Despite its saturated fat and cholesterol levels, butter actually has a number of significant nutritional advantages over margarine.

  • Butter is one of the best natural sources of vitamins A, D, and E. Vitamin A is important for healthy immune system function. Vitamins A and D both aid calcium absorption and help build strong bones and teeth and prevent osteoporosis. Vitamin E is an important anti-oxidant.
  • As mentioned above, butter contains a naturally occurring trans fat called Conjugated Lineolic Acid (CLA) that, unlike its synthetic relatives, appears to offer many health benefits, including lower levels of obesity and higher bone density.
  • Butter is a good source of iodine, which is necessary for the proper function of the thyroid gland, and selenium, another important anti-oxidant.
  • Butter contains a type of fatty acid called glycospingolipids, which are important to proper digestive tract function, especially in young children.

Aside from its high levels of saturated fat and cholesterol, the primary disadvantage of butter is that it concentrates hormones and pesticide residues consumed by the cow at levels 2-5 times the level found in liquid olive and vegetable oils. (Margarine also concentrates pesticide levels, but does not contain growth hormones.)
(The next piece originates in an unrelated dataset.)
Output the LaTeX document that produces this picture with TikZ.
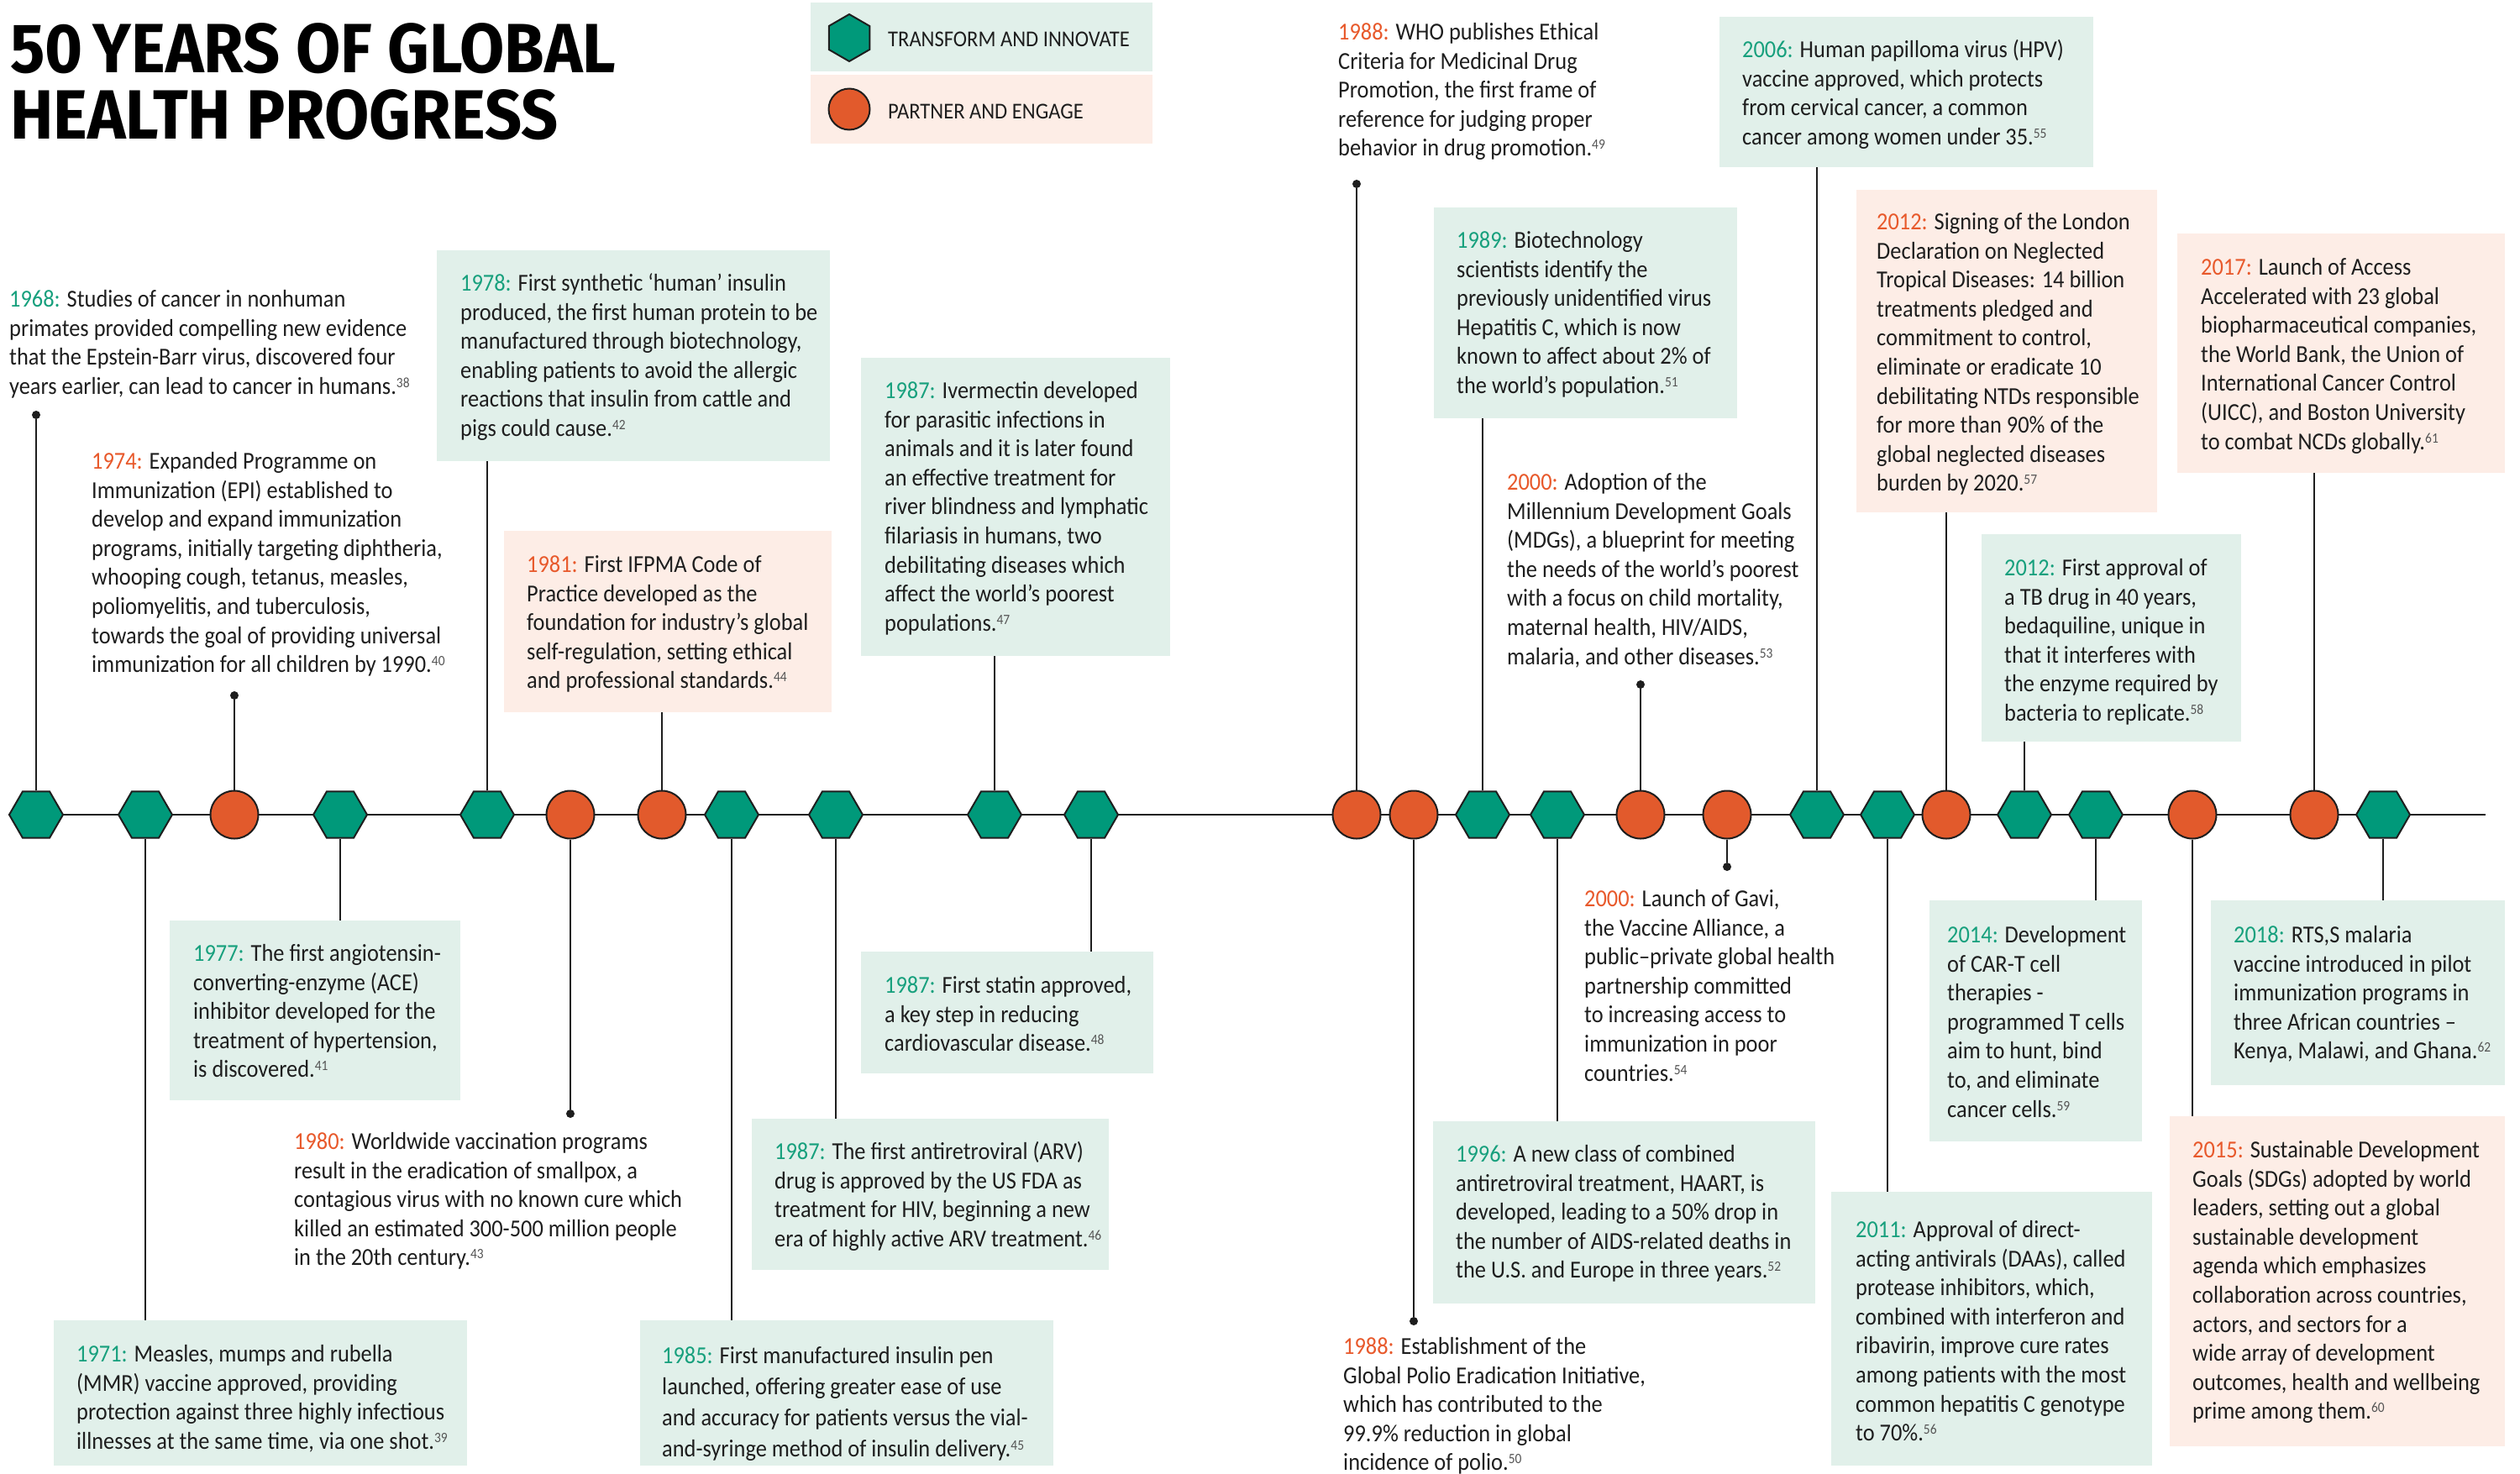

However, a healthier alternative is organic butter, preferably from cows that have been exclusively grass-fed. Studies have shown that dairy products from grass-fed cows are higher in many of the beneficial nutrients mentioned above than conventionally raised cows, and lower in saturated fat and cholesterol! Because grassfed butter is lower in saturated fat than conventionally raised butter, it is also softer and easier to spread. For more information about the health benefits of grassfed dairy products, and a directory of farms, please visit Eat Wild.

It is especially important to provide toddlers and young children with full fat, organic butter, because children are more susceptible to the harmful effects of trans fats and pesticide residues, yet fat (including saturated fat!) is very important to proper brain and body development in early childhood.

For adults, both margarine and butter have benefits and problems. However, I believe the nutrient-dense qualities of butter, especially grassfed butter, outweigh the disadvantages of higher saturated fat and cholesterol levels.